The 1980 law authorizing the park did not give the Park Service the authority to become owners of the Waterloo properties; authorization to acquire the historic M’Clintock house or other properties would require congressional action. The Park Service accordingly proposed new legislation that would give it the authority to purchase all three properties: the church, the M’Clintock house, and the private residence on the west side. There was no outcry in Waterloo. The community could see that the unused and failing church building and boarded-up historic house next door were a dangerous blight. The Park Service regional office OK’d the new legislative proposal, on the condition it included explicit direction from Congress for the Park Service to demolish the church. Congressional staff made no objection to the demolition after I traveled to Washington to meet with them and show my photographs of the abandoned church with the bulging brick walls held in place only with long metal rods stretched from side to side inside the church and one-by-four boards bolted to the outside of the brick walls.
But Congress, it seemed, did not want to be seen as authorizing demolition of a church. Congress enacted Public Law 98–402 on August 28, 1984, which amended the law establishing the park, to permit the secretary of the interior to acquire title in fee simple to the M’Clintock House and related structures at 14 and 16 East Williams Street, Waterloo. Section 1601(d) addressed the church demolition issue by adding, “Within two years of the acquisition of the property … the Secretary shall have removed all structures from the property that are not relevant to the historic integrity of the McClintock house”—and no mention was included that one of the structures to be demolished was a church.

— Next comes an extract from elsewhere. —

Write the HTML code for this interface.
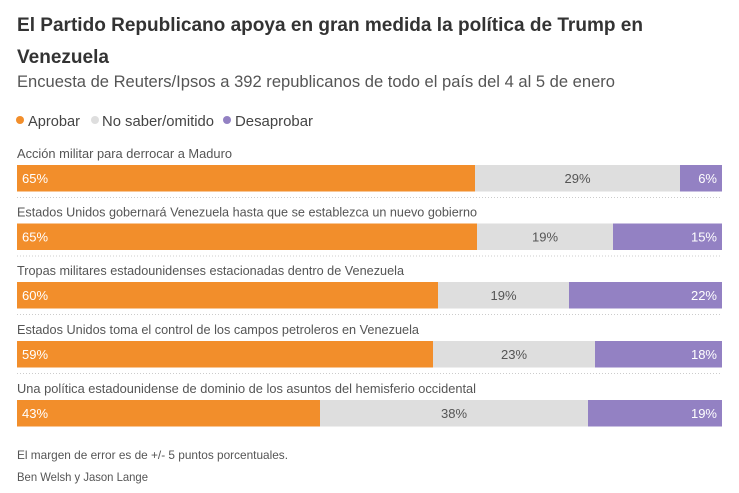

The park hired a contractor to carefully demolish the church, and the M’Clintock house was stabilized. Funding to restore the house was awarded just prior to the time I transferred from the park to working in Washington. The house is now fully restored and open to the public.
The owners of the Hunt house were at the time still unwilling to sell their home to the Park Service. I continued with my strategy of choosing the possible and not wading into territory that could raise the ire of the administration, the Park Service, or the communities. In 2000, further legislation authorized the purchase of the Hunt house for inclusion in the park.
Additional legislation enacted during my tenure as superintendent also included raising the cap on funding for land acquisition and development, and authorizing the acquisition of additional parcels around the Stanton house so that the property could be accurately interpreted. Legislation also removed the Amelia Bloomer house from the authorizing legislation. Park Service research determined that the supposed Bloomer house close to the Stanton house had been rented for only a few weeks and that Bloomer had actually lived in a house several blocks away, which had been demolished.
It took only a very quick eleven months for Congress to pass the legislation during the Carter administration. It is probable it would never have passed during the administration of Ronald Reagan.